For the data below, transcribe the part that opens with the line containing "Generate a Python" and closes with the line containing "import pandas as pd", exactly and with no pictures.

Rows from a dataset of charts and code:
====================

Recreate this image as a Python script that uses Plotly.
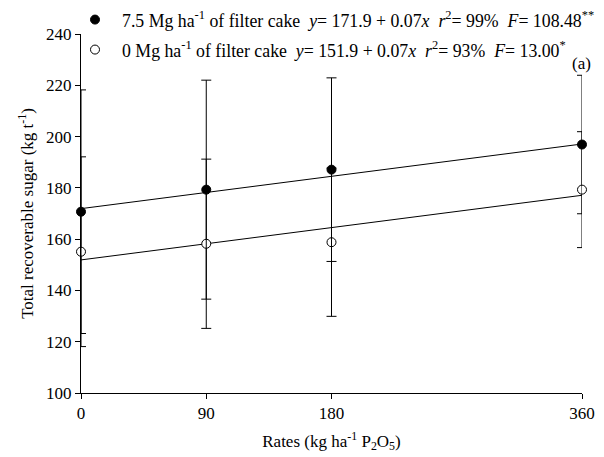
import plotly.graph_objects as go

# Data
rates = [0, 90, 180, 360]
trs_75 = [170.7, 179.3, 187.1, 196.9]
err_75 = [47.5, 42.7, 35.8, 27.0]
trs_0 = [155.1, 158.2, 158.8, 179.3]
err_0 = [37.0, 33.0, 28.9, 22.6]

# Regression coefficients (intercept, slope)
fit_75 = (171.9, 0.07)
fit_0 = (151.9, 0.07)
fit_x = [0, 360]

x_ticks = [0, 90, 180, 360]
y_ticks = [100, 120, 140, 160, 180, 200, 220, 240]

FONT = "Liberation Serif"
FS = 17
LFS = 17.8

fig = go.Figure()

for (a, b) in (fit_75, fit_0):
    fig.add_trace(go.Scatter(
        x=fit_x, y=[a + b * v for v in fit_x], mode="lines",
        line=dict(color="black", width=1), showlegend=False, hoverinfo="skip",
        cliponaxis=False))

fig.add_trace(go.Scatter(
    x=rates, y=trs_0, mode="markers",
    name="0 Mg ha<sup>-1</sup> of filter cake  <i>y</i>= 151.9 + 0.07<i>x</i>  <i>r</i><sup>2</sup>= 93%  <i>F</i>= 13.00<sup>*</sup>",
    marker=dict(symbol="circle", size=9, color="white", line=dict(color="black", width=1)),
    error_y=dict(type="data", array=err_0, visible=True, color="black", thickness=1, width=5),
    cliponaxis=False, legend="legend2"))

fig.add_trace(go.Scatter(
    x=rates, y=trs_75, mode="markers",
    name="7.5 Mg ha<sup>-1</sup> of filter cake  <i>y</i>= 171.9 + 0.07<i>x</i>  <i>r</i><sup>2</sup>= 99%  <i>F</i>= 108.48<sup>**</sup>",
    marker=dict(symbol="circle", size=9, color="black", line=dict(color="black", width=1)),
    error_y=dict(type="data", array=err_75, visible=True, color="black", thickness=1, width=5),
    cliponaxis=False, legend="legend"))

L, R, T, B = 81, 22, 34, 64
W, H = 604, 457
pw = W - L - R
ph = H - T - B

def px_x(p):
    return (p - L) / pw

def px_y(p):
    return (H - B - p) / ph

leg_common = dict(font=dict(family=FONT, size=LFS, color="black"), bgcolor="rgba(0,0,0,0)",
                  borderwidth=0, itemwidth=44, xanchor="left", yanchor="middle")

fig.update_layout(
    width=W, height=H,
    margin=dict(l=L, r=R, t=T, b=B, autoexpand=False),
    paper_bgcolor="white", plot_bgcolor="white",
    font=dict(family=FONT, size=FS, color="black"),
    legend=dict(x=px_x(68), y=px_y(20), **leg_common),
    legend2=dict(x=px_x(68), y=px_y(50), **leg_common),
    xaxis=dict(range=[0, 360], tickvals=x_ticks, ticktext=[str(v) for v in x_ticks],
               showline=True, linecolor="black", linewidth=1, ticks="outside",
               ticklen=5, tickcolor="black", showgrid=False, zeroline=False,
               title=dict(text="Rates (kg ha<sup>-1</sup> P<sub>2</sub>O<sub>5</sub>)",
                          font=dict(family=FONT, size=FS), standoff=12)),
    yaxis=dict(range=[100, 240], tickvals=y_ticks,
               showline=True, linecolor="black", linewidth=1, ticks="outside",
               ticklen=5, tickcolor="black", showgrid=False, zeroline=False,
               title=dict(text="Total recoverable sugar (kg t<sup>-1</sup>)",
                          font=dict(family=FONT, size=FS), standoff=8)),
    annotations=[dict(text="(a)", xref="paper", yref="paper", x=px_x(581), y=px_y(64),
                      showarrow=False, font=dict(family=FONT, size=FS),
                      xanchor="center", yanchor="middle")],
)

fig.write_html("out.html", config={"displayModeBar": False},
               post_script="document.body.style.margin='0px';document.body.style.padding='0px';")
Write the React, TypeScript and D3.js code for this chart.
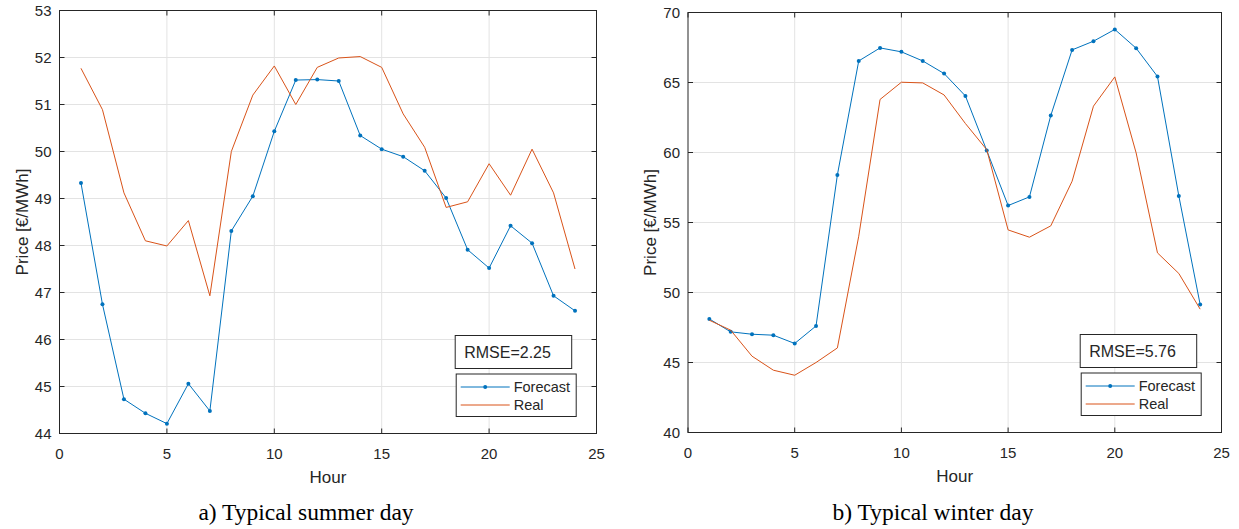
import React from "react";
import * as d3 from "d3";

const hours = d3.range(1, 25);

const summerForecast = [49.33, 46.75, 44.73, 44.43, 44.21, 45.06, 44.48, 48.31, 49.05, 50.43, 51.52, 51.53, 51.50, 50.34, 50.05, 49.89, 49.59, 49.01, 47.91, 47.52, 48.42, 48.05, 46.93, 46.61];
const summerReal = [51.77, 50.89, 49.12, 48.10, 47.99, 48.53, 46.93, 50.0, 51.20, 51.82, 51.0, 51.79, 51.99, 52.02, 51.79, 50.80, 50.09, 48.81, 48.93, 49.74, 49.07, 50.05, 49.12, 47.50];

const winterForecast = [48.11, 47.19, 47.02, 46.95, 46.36, 47.61, 58.4, 66.54, 67.47, 67.19, 66.54, 65.64, 64.04, 60.14, 56.21, 56.83, 62.64, 67.33, 67.95, 68.79, 67.45, 65.43, 56.90, 49.14];
const winterReal = [48.02, 47.31, 45.45, 44.45, 44.09, 45.0, 46.04, 54.02, 63.79, 65.02, 64.97, 64.11, 62.07, 60.2, 54.47, 53.95, 54.76, 57.95, 63.31, 65.40, 59.97, 52.83, 51.36, 48.81];

const xTicks = [0, 5, 10, 15, 20, 25];
const summerYTicks = [44, 45, 46, 47, 48, 49, 50, 51, 52, 53];
const winterYTicks = [40, 45, 50, 55, 60, 65, 70];

const seriesNames = ["Forecast", "Real"];
const captions = ["a) Typical summer day", "b) Typical winter day"];
const rmseLabels = ["RMSE=2.25", "RMSE=5.76"];

const BLUE = "#0072BD";
const ORANGE = "#D95319";
const AX = "#262626";
const GRID = "#e3e3e3";
const SANS = "'Liberation Sans', Arial, Helvetica, sans-serif";
const SERIF = "'Liberation Serif', 'Times New Roman', serif";

type PanelProps = {
  x0: number; x1: number; y0: number; y1: number;
  yDomain: [number, number]; yTicks: number[];
  forecast: number[]; real: number[];
  rmse: string; caption: string; captionX: number;
};

function Panel(p: PanelProps) {
  const x = d3.scaleLinear().domain([0, 25]).range([p.x0, p.x1]);
  const y = d3.scaleLinear().domain(p.yDomain).range([p.y1, p.y0]);
  const line = d3.line<number>().x((_, i) => x(hours[i])).y((v) => y(v));
  const tl = 5;
  const cx = (p.x0 + p.x1) / 2;
  const cy = (p.y0 + p.y1) / 2;
  // legend geometry relative to plot box
  const legR = p.x1 - 20.3;
  const legB = p.y1 - 17;
  const legW = 120;
  const legH = 42.5;
  const legL = legR - legW;
  const legT = legB - legH;
  const rmL = legL - 1;
  const rmW = 116.5;
  const rmB = legT - 5.5;
  const rmH = 33;
  const rmT = rmB - rmH;
  return (
    <g>
      {/* grid */}
      {xTicks.slice(1, -1).map((t) => (
        <line key={"gx" + t} x1={x(t)} x2={x(t)} y1={p.y0} y2={p.y1} stroke={GRID} strokeWidth={1} />
      ))}
      {p.yTicks.slice(1, -1).map((t) => (
        <line key={"gy" + t} x1={p.x0} x2={p.x1} y1={y(t)} y2={y(t)} stroke={GRID} strokeWidth={1} />
      ))}
      {/* ticks */}
      {xTicks.map((t) => (
        <g key={"tx" + t}>
          <line x1={x(t)} x2={x(t)} y1={p.y1} y2={p.y1 - tl} stroke={AX} />
          <line x1={x(t)} x2={x(t)} y1={p.y0} y2={p.y0 + tl} stroke={AX} />
          <text x={x(t)} y={p.y1 + 25} textAnchor="middle" fontFamily={SANS} fontSize={15} fill={AX}>{t}</text>
        </g>
      ))}
      {p.yTicks.map((t) => (
        <g key={"ty" + t}>
          <line x1={p.x0} x2={p.x0 + tl} y1={y(t)} y2={y(t)} stroke={AX} />
          <line x1={p.x1} x2={p.x1 - tl} y1={y(t)} y2={y(t)} stroke={AX} />
          <text x={p.x0 - 8} y={y(t)} dy="0.36em" textAnchor="end" fontFamily={SANS} fontSize={15} fill={AX}>{t}</text>
        </g>
      ))}
      {/* lines */}
      <path d={line(p.forecast) || ""} fill="none" stroke={BLUE} strokeWidth={1} />
      {p.forecast.map((v, i) => (
        <circle key={"m" + i} cx={x(hours[i])} cy={y(v)} r={2} fill={BLUE} />
      ))}
      <path d={line(p.real) || ""} fill="none" stroke={ORANGE} strokeWidth={1} />
      {/* box */}
      <rect x={p.x0} y={p.y0} width={p.x1 - p.x0} height={p.y1 - p.y0} fill="none" stroke={AX} strokeWidth={1} />
      {/* axis labels */}
      <text x={cx} y={p.y1 + 49} textAnchor="middle" fontFamily={SANS} fontSize={17} fill={AX}>Hour</text>
      <text transform={`translate(${p.x0 - 32},${cy}) rotate(-90)`} textAnchor="middle" fontFamily={SANS} fontSize={17} fill={AX}>Price [€/MWh]</text>
      {/* RMSE box */}
      <rect x={rmL} y={rmT} width={rmW} height={rmH} fill="#fff" stroke={AX} strokeWidth={1} />
      <text x={rmL + 9} y={rmT + 22} fontFamily={SANS} fontSize={16} fill={AX}>{p.rmse}</text>
      {/* legend */}
      <rect x={legL} y={legT} width={legW} height={legH} fill="#fff" stroke={AX} strokeWidth={1} />
      <line x1={legL + 4.5} x2={legL + 53.5} y1={legT + 13} y2={legT + 13} stroke={BLUE} strokeWidth={1} />
      <circle cx={legL + 29} cy={legT + 13} r={2} fill={BLUE} />
      <text x={legL + 57.5} y={legT + 18} fontFamily={SANS} fontSize={14.5} fill={AX}>{seriesNames[0]}</text>
      <line x1={legL + 4.5} x2={legL + 53.5} y1={legT + 31} y2={legT + 31} stroke={ORANGE} strokeWidth={1} />
      <text x={legL + 57.5} y={legT + 36} fontFamily={SANS} fontSize={14.5} fill={AX}>{seriesNames[1]}</text>
      {/* caption */}
      <text x={p.captionX} y={520} textAnchor="middle" fontFamily={SERIF} fontSize={23.5} fill="#000">{p.caption}</text>
    </g>
  );
}

export default function App() {
  return (
    <svg width={1239} height={529} style={{ position: "absolute", left: 0, top: 0, background: "#fff" }}>
      <rect x={0} y={0} width={1239} height={529} fill="#fff" />
      <Panel x0={59.5} x1={596.5} y0={10.5} y1={433.5} yDomain={[44, 53]} yTicks={summerYTicks}
        forecast={summerForecast} real={summerReal} rmse={rmseLabels[0]} caption={captions[0]} captionX={306} />
      <Panel x0={688} x1={1221.5} y0={12.5} y1={432.5} yDomain={[40, 70]} yTicks={winterYTicks}
        forecast={winterForecast} real={winterReal} rmse={rmseLabels[1]} caption={captions[1]} captionX={933} />
    </svg>
  );
}
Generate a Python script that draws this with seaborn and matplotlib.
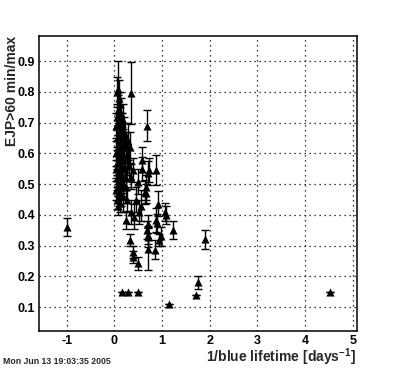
import matplotlib
matplotlib.use("Agg")
import matplotlib.pyplot as plt
from matplotlib.ticker import MultipleLocator
import seaborn as sns
import pandas as pd

# ---- data ----
x_vals = [
    0.07, 0.05, 0.10, 0.12, 0.08, 0.14, 0.06, 0.11, 0.17, 0.04,
    0.13, 0.20, 0.09, 0.05, 0.15, 0.18, 0.07, 0.12, 0.25, 0.04,
    0.10, 0.16, 0.21, 0.06, 0.13, 0.03, 0.09, 0.17, 0.05, 0.12,
    0.08, 0.14, 0.04, 0.10, 0.06, 0.12, 0.08, 0.18, 0.22, 0.28,
    0.30, 0.36, 0.69, 0.87, 0.70, 0.59, 0.73, 0.39, 0.49, 0.66,
    0.25, 0.64, 0.91, 0.66, 0.52, 0.35, 0.25, 0.42, 1.06, 1.08,
    0.87, 0.90, 0.70, 1.24, 0.69, 0.70, 0.70, 0.98, 0.94, 0.33,
    0.40, 0.39, 0.49, 0.70, 0.86, 0.59, 0.21, 0.35, 0.45, 0.55,
    0.19, 0.23, 0.15, 0.27, 0.11, 0.32, 0.24, 0.19, 0.14, 0.26,
    -1.00, 4.53, 1.90, 1.75, 1.72, 1.15, 0.16, 0.29, 0.50,
]
y_vals = [
    0.81, 0.80, 0.78, 0.76, 0.74, 0.73, 0.72, 0.70, 0.70, 0.69,
    0.68, 0.67, 0.66, 0.65, 0.65, 0.63, 0.62, 0.61, 0.62, 0.60,
    0.59, 0.58, 0.59, 0.57, 0.56, 0.55, 0.54, 0.53, 0.52, 0.51,
    0.50, 0.49, 0.48, 0.47, 0.45, 0.44, 0.43, 0.46, 0.55, 0.64,
    0.56, 0.796, 0.69, 0.546, 0.536, 0.55, 0.546, 0.546, 0.508, 0.49,
    0.49, 0.475, 0.437, 0.47, 0.41, 0.41, 0.383, 0.394, 0.41, 0.40,
    0.383, 0.372, 0.37, 0.35, 0.35, 0.334, 0.327, 0.33, 0.318, 0.318,
    0.28, 0.262, 0.242, 0.29, 0.287, 0.58, 0.59, 0.524, 0.45, 0.43,
    0.71, 0.66, 0.61, 0.58, 0.54, 0.62, 0.52, 0.50, 0.46, 0.45,
    0.36, 0.15, 0.32, 0.18, 0.14, 0.11, 0.15, 0.15, 0.15,
]
y_errs = [
    0.09, 0.05, 0.06, 0.04, 0.05, 0.05, 0.04, 0.03, 0.03, 0.04,
    0.05, 0.05, 0.04, 0.03, 0.04, 0.05, 0.04, 0.03, 0.05, 0.04,
    0.03, 0.04, 0.05, 0.04, 0.03, 0.03, 0.04, 0.03, 0.03, 0.04,
    0.03, 0.03, 0.03, 0.04, 0.03, 0.03, 0.03, 0.05, 0.04, 0.06,
    0.05, 0.10, 0.05, 0.05, 0.04, 0.04, 0.04, 0.04, 0.04, 0.04,
    0.04, 0.04, 0.04, 0.03, 0.04, 0.04, 0.03, 0.04, 0.03, 0.03,
    0.04, 0.03, 0.03, 0.03, 0.03, 0.03, 0.03, 0.03, 0.02, 0.02,
    0.02, 0.02, 0.02, 0.07, 0.03, 0.04, 0.04, 0.04, 0.04, 0.05,
    0.05, 0.04, 0.04, 0.05, 0.03, 0.05, 0.04, 0.03, 0.03, 0.04,
    0.03, 0.0, 0.03, 0.02, 0.0, 0.0, 0.0, 0.0, 0.0,
]
x_label = "1/blue lifetime [days$^{\\mathbf{-1}}$]"
y_label = "EJP>60 min/max"
date_text = "Mon Jun 13 19:03:35 2005"

df = pd.DataFrame({"x": x_vals, "y": y_vals, "err": y_errs})

sns.set_style("white")
plt.rcParams["font.family"] = ["Liberation Sans", "DejaVu Sans"]
plt.rcParams["mathtext.fontset"] = "custom"
plt.rcParams["mathtext.bf"] = "Liberation Sans:bold"
plt.rcParams["mathtext.rm"] = "Liberation Sans:bold"

fig = plt.figure(figsize=(3.96, 3.68), dpi=100)
ax = fig.add_axes([0.0985, 0.1005, 0.9007 - 0.0985, 0.902 - 0.1005])

ax.errorbar(df["x"], df["y"], yerr=df["err"], fmt="none", ecolor="black",
            elinewidth=1.0, capsize=3, capthick=1.0, zorder=2)
sns.scatterplot(data=df, x="x", y="y", marker="^", s=34, color="black",
                linewidth=0, ax=ax, zorder=3)

ax.set_xlim(-1.58, 5.084)
ax.set_ylim(0.022, 0.982)
ax.xaxis.set_major_locator(MultipleLocator(1))
ax.xaxis.set_minor_locator(MultipleLocator(0.2))
ax.yaxis.set_major_locator(MultipleLocator(0.1))
ax.yaxis.set_minor_locator(MultipleLocator(0.02))
ax.xaxis.set_major_formatter(plt.FuncFormatter(lambda v, p: f"{v:g}"))
ax.yaxis.set_major_formatter(plt.FuncFormatter(lambda v, p: f"{v:.1f}"))

ax.tick_params(which="both", direction="in", top=False, right=False,
               colors="black", width=1.0)
ax.tick_params(which="major", length=6, labelsize=9, pad=3)
ax.tick_params(which="minor", length=3.2)
for lab in ax.get_xticklabels() + ax.get_yticklabels():
    lab.set_fontweight("bold")

ax.grid(True, which="major", color="black", linestyle=(0, (1, 3)),
        linewidth=0.9)
for s in ax.spines.values():
    s.set_visible(True)
    s.set_color("black")
    s.set_linewidth(1.1)

ax.set_xlabel("")
ax.set_ylabel("")
fig.text(356 / 396, 1 - 362 / 368, x_label, fontsize=10, fontweight="bold",
         ha="right", va="baseline")
fig.text(12 / 396, 1 - 36 / 368, y_label, fontsize=10, fontweight="bold",
         ha="center", va="top", rotation=90)
fig.text(3 / 396, 1 - 364 / 368, date_text, fontsize=6.3, fontweight="bold",
         ha="left", va="baseline")

fig.savefig("out.png", dpi=100, facecolor="white")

====================

WRITTEN RESPONSE:
Generate a Python script that draws this with seaborn and matplotlib.
import matplotlib
matplotlib.use("Agg")
import matplotlib.pyplot as plt
from matplotlib.ticker import MultipleLocator
import seaborn as sns
import pandas as pd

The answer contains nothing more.